Entonces, ¿cuál es la solución?
Parte de la solución es la agricultura ecológica. La agricultura ecológica es la única que garantiza alimentos y productos saludables para hoy y mañana, protege los suelos, el agua, el clima y la biodiversidad, genera empleo, es motor de desarrollo rural, asegura cultivos resistentes, no contamina el medio ambiente con productos químicos o transgénicos y responde a una necesidad imperante de soberanía alimentaria por parte de los pueblos.

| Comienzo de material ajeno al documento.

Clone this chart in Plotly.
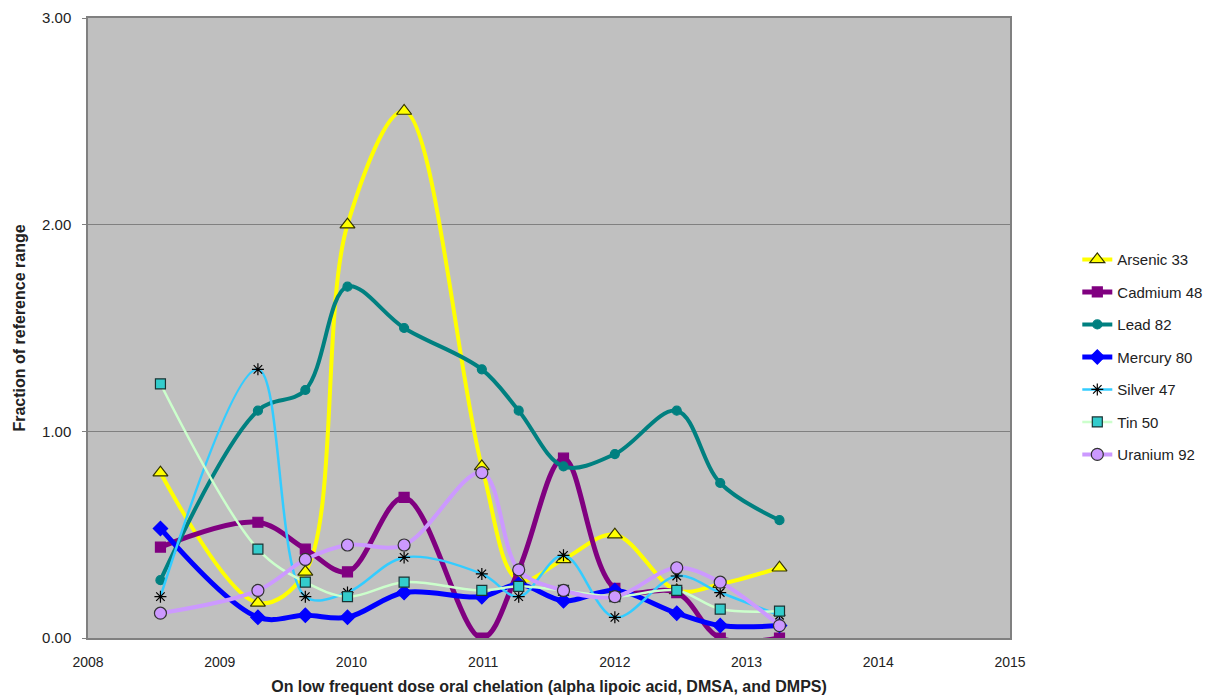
import plotly.graph_objects as go

# Sample dates (decimal years)
dates = [2008.55, 2009.29, 2009.65, 2009.97, 2010.40, 2010.99,
         2011.27, 2011.61, 2012.00, 2012.47, 2012.80, 2013.25]

# Fraction of reference range per element
arsenic = [0.80, 0.17, 0.32, 2.00, 2.55, 0.83, 0.28, 0.38, 0.50, 0.23, 0.26, 0.34]
cadmium = [0.44, 0.56, 0.43, 0.32, 0.68, 0.00, 0.33, 0.87, 0.24, 0.22, 0.00, 0.00]
lead = [0.28, 1.10, 1.20, 1.70, 1.50, 1.30, 1.10, 0.83, 0.89, 1.10, 0.75, 0.57]
mercury = [0.53, 0.10, 0.11, 0.10, 0.22, 0.20, 0.26, 0.18, 0.23, 0.12, 0.06, 0.06]
silver = [0.20, 1.30, 0.20, 0.22, 0.39, 0.31, 0.20, 0.40, 0.10, 0.30, 0.22, 0.11]
tin = [1.23, 0.43, 0.27, 0.20, 0.27, 0.23, 0.25, 0.23, 0.20, 0.23, 0.14, 0.13]
uranium = [0.12, 0.23, 0.38, 0.45, 0.45, 0.80, 0.33, 0.23, 0.20, 0.34, 0.27, 0.06]

x_ticks = [2008, 2009, 2010, 2011, 2012, 2013, 2014, 2015]
y_ticks = [0, 1, 2, 3]

series = [
    ("Arsenic 33", arsenic, "#ffff00", 4, "triangle-up", "#ffff00", "#333300", 13),
    ("Cadmium 48", cadmium, "#800080", 5, "square", "#800080", "#800080", 10),
    ("Lead 82", lead, "#008080", 4, "circle", "#008080", "#008080", 9),
    ("Mercury 80", mercury, "#0000ff", 5, "diamond", "#0000ff", "#0000ff", 11),
    ("Silver 47", silver, "#33ccff", 2.5, "asterisk-open", "#000000", "#1a1a1a", 10),
    ("Tin 50", tin, "#ccffcc", 2.5, "square", "#33cccc", "#1a3333", 10),
    ("Uranium 92", uranium, "#cc99ff", 4, "circle", "#cc99ff", "#333333", 12),
]

fig = go.Figure()
for name, vals, lcolor, lwidth, symbol, mfill, mline, msize in series:
    fig.add_trace(go.Scatter(
        x=dates, y=vals, name=name, mode="lines+markers",
        legendgroup=name,
        line=dict(color=lcolor, width=lwidth, shape="spline", smoothing=1.0),
        marker=dict(symbol=symbol, size=msize, color=mfill,
                    line=dict(color=mline, width=1.2)),
    ))

fig.update_layout(
    width=1222, height=700,
    margin=dict(l=88, r=212, t=18, b=62),
    paper_bgcolor="#ffffff",
    plot_bgcolor="#c0c0c0",
    font=dict(family="Liberation Sans, Arial, sans-serif", color="#222222", size=14),
    showlegend=True,
    legend=dict(
        x=1.073, xanchor="left", y=0.453, yanchor="middle",
        font=dict(size=15, color="#222222"),
        traceorder="grouped", tracegroupgap=10,
        bgcolor="rgba(0,0,0,0)",
    ),
    xaxis=dict(
        range=[2008, 2015], tickvals=x_ticks,
        ticktext=[str(v) for v in x_ticks],
        showgrid=False, zeroline=False, automargin=False,
        showline=True, linecolor="#808080", linewidth=1.5, mirror=True,
        ticks="", ticklabelstandoff=10,
        tickfont=dict(size=14),
        title=dict(text="<b>On low frequent dose oral chelation (alpha lipoic acid, DMSA, and DMPS)</b>",
                   font=dict(size=16), standoff=12),
    ),
    yaxis=dict(
        range=[0, 3], tickvals=y_ticks, tickformat=".2f",
        showgrid=True, gridcolor="#808080", gridwidth=1,
        zeroline=False, automargin=False,
        showline=True, linecolor="#808080", linewidth=1.5, mirror=True,
        ticks="outside", ticklen=4, tickcolor="#808080",
        ticklabelstandoff=8,
        tickfont=dict(size=15),
        title=dict(text="<b>Fraction of reference range</b>", font=dict(size=16), standoff=12),
    ),
)

fig.write_html("out.html")
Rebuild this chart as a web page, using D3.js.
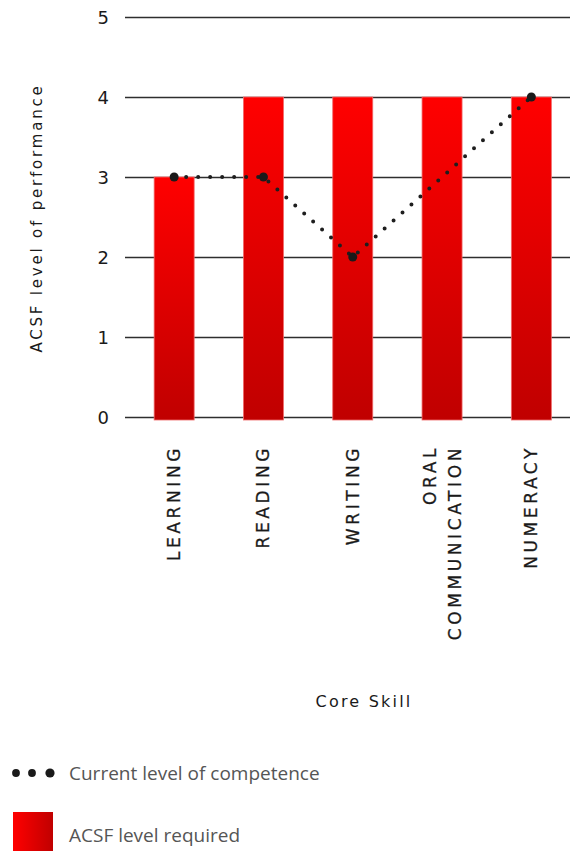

La otra parte eres tú, el lector de este artículo, y el resto de personas que con nuestro poder como consumidores podemos exigir lo que queremos llevar a nuestra boca, podemos exigir que se preserven nuestros ecosistemas y su biodiversidad, la soberanía alimentaría, la justicia y equidad social y por supuesto nuestra salud.
Los consumidores somos la base de la economía. Nuestros patrones de consumo determinan la forma en que opera el sistema comercial. Los cambios en nuestros hábitos de consumo obligan a las empresas a reconfigurar su oferta, por ello conducir el carrito de la compra no es tarea fácil y hoy por hoy, al ser una herramienta al alcance de todos, hace falta “carnet de conductor”. La forma como conduzcamos nuestro carrito es determinante: puede ser un agente de cambio fundamental y positivo o un apoyo a un modelo despilfarrador que no tiene en consideración los límites de nuestro planeta. Sí es así, tarde o temprano se nos pinchará una rueda, o al ritmo que llevamos, todas.
El consumo responsable y consciente es la mayor herramienta de presión y cambio de la sociedad actual, es la forma de impulsar las verdaderas soluciones y pensar más allá del simple hecho de llenar nuestro propio estómago. Detrás de cada producto hay una compleja red de factores que influyen en el rumbo del planeta y de la herencia que vamos a dejar a las generaciones futuras. Tenemos que ser capaces de ver ese entramado y entenderlo.
Alguien muy sabio dijo hace mucho: “seamos el cambio que queremos ver en el mundo”. Una gran verdad que tenemos que poner en práctica con urgencia.